Leaving behind the realms of mythology and fantasy writing as lyrical inspiration, on Lightless Loviatar turn to something altogether more terrifying as they channel the realities of life - what it means, how it envelops us, how we leave it behind. With a solipsistic worldview that poses many disturbing questions - Lightless is a claustrophobic and philosophical sonic voyage inspired in part by Germinal (Emile Zola) and The Conspiracy Against the Human Race: A Contrivance of Horror (Thomas Ligotti). How do you fill up the hole inside you?
That claustrophobic feeling is present in the music as well as the lyrics. The band has also embraced the idea of being a doom band, settling into the moniker. Writing took on a glacial pace as the band mutated and explored, ultimately distilling their sound into what we have before us on Lightless. With a heavy dose of post-metal and some gothic touches for good measure, Loviatar have created a sound that is distinctively theirs. The smothering density of foggy night is captured in the riffs and sludge of Lightless, encapsulating the feeling of existential dread and hopelessness that pervades.
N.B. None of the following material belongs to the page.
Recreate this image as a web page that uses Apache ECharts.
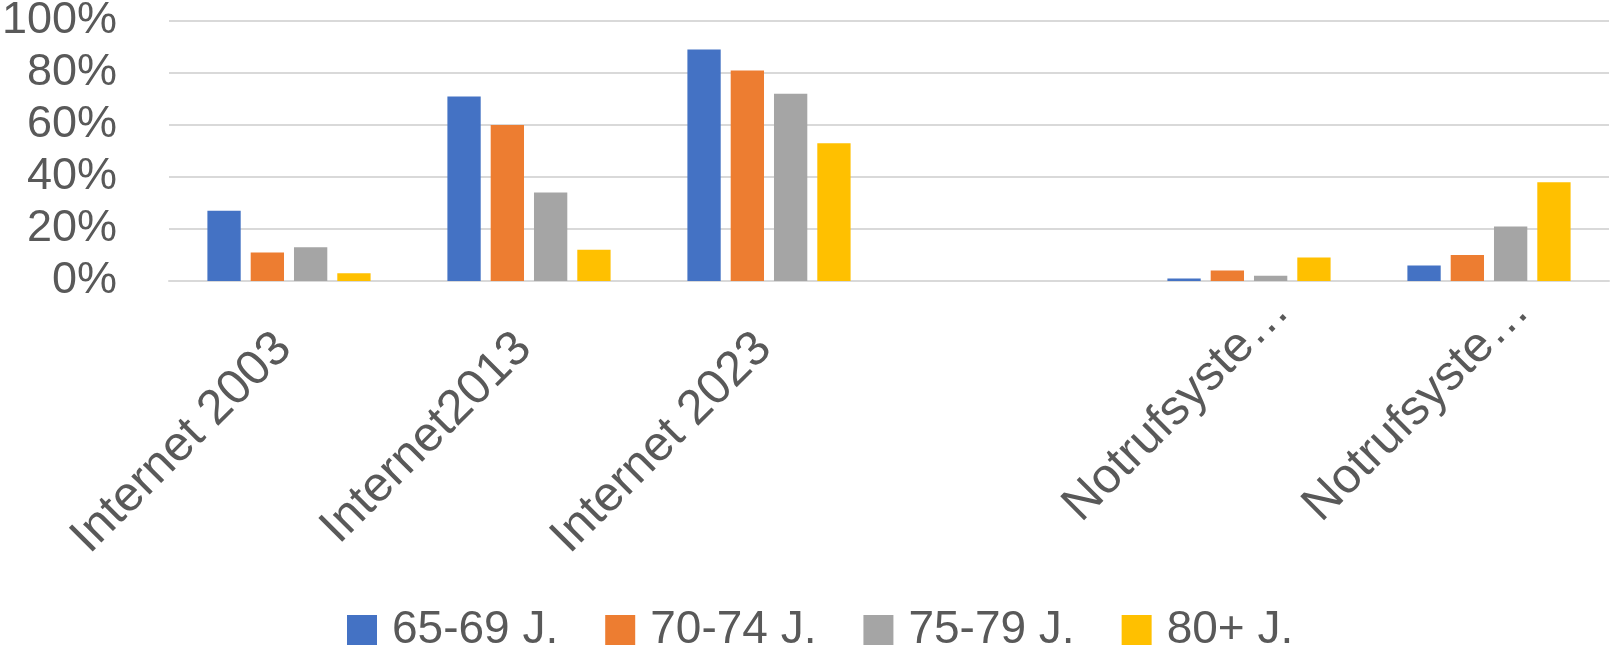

Recorded by their bass player, Mike Bond at Wolf Lake Studios - the recording facility he co-owns with drummer, JP - in the forest of Lac-des-Loups, Quebec, Loviatar had the space to experiment and reshape as they went. With no time constraints or outside pressures, the pieces fell into place at their own pace. Mixing and mastering was also handled by Mike to put the finishing touches to this overcast missive. The artwork for Lightless is a painting by Swiss artist, Lesley Oldaker. The evocative image is multilayered; the longer you look, the more you see - a dark path strewn with bodies leads the way toward the light. It’s the perfect visual accompaniment for an album that revels in oblique darkness as much as Lightless does.